Developing A Geminin - Fused Crispr/Cas9 System To Enhance The Genome Editing Efficiency

Abstract

The CRISPR/Cas9 system is a prominent tool that has recently become favored for precise genome modification. When doing gene editing, this system causes a DNA double-strand break (DSB). The DSB can be restored by the cell through either of the two pathways: non-homologous end-joining (NHEJ) route or homology-directed repair (HDR) route. The NHEJ pathway can randomly induce indels into the cleavage site, whereas through homologous repair, the HDR can introduce precise genomic modifications at the target sequence. However, the NHEJ pathway is dominant in the cell cycle since the HDR pathway is limited only to the late S and G2 phases. Therefore, finding mechanisms to enhance the HDR rate while simultaneously suppress the NHEJ pathway is integral in increasing the gene editing efficiency of the CRISPR/Cas9 system. One method of which is creating a cell cycle-dependent Cas9 by fusing it with Geminin, a DNA replication inhibitor, which appears at the S and G2 phases while not presents at other phases.

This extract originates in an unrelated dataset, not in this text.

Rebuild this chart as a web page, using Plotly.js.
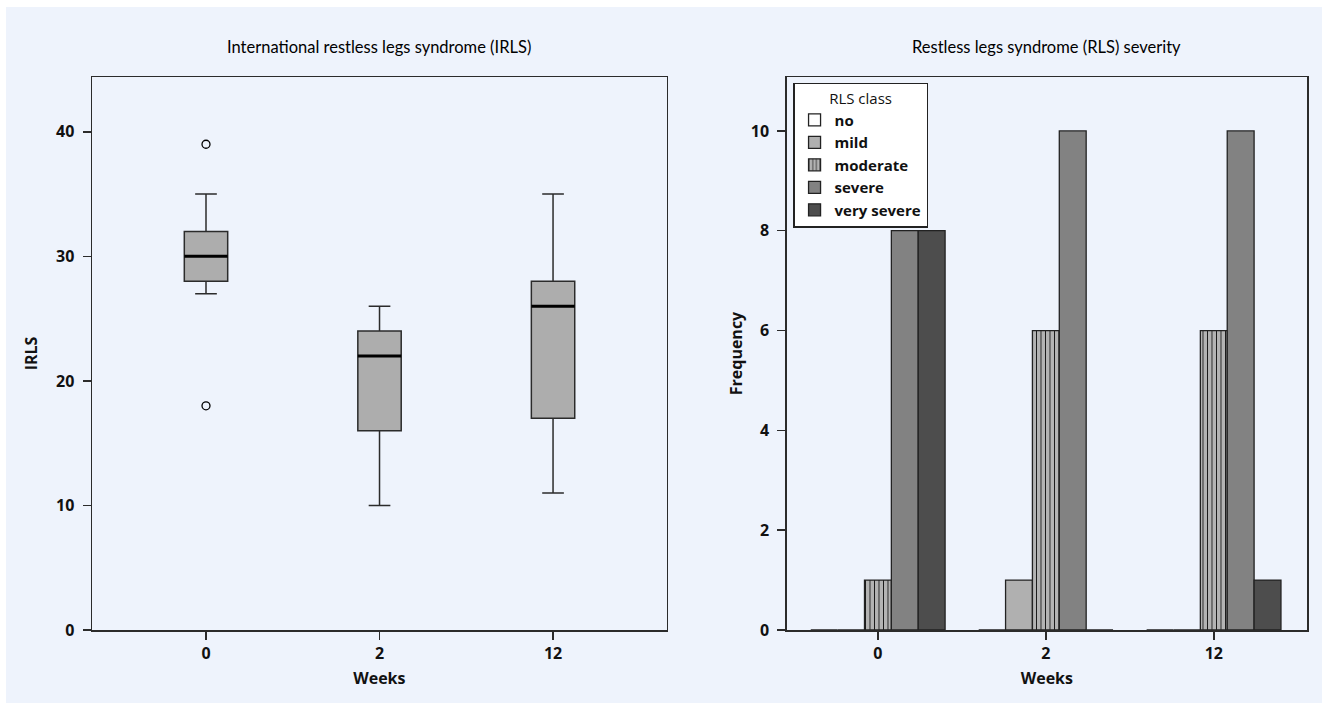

In this thesis, we employed molecular cloning to insert a Geminin sequence into Cas9 plasmid to create a Cas9-Geminin fusion construct, which included the Geminin sequence in the correct orientation and frame on the Cas9 plasmid. The successful creation of the recombinant plasmid paves the way for future investigations into the functional impact of the Cas9-Geminin fusion in gene editing experiments.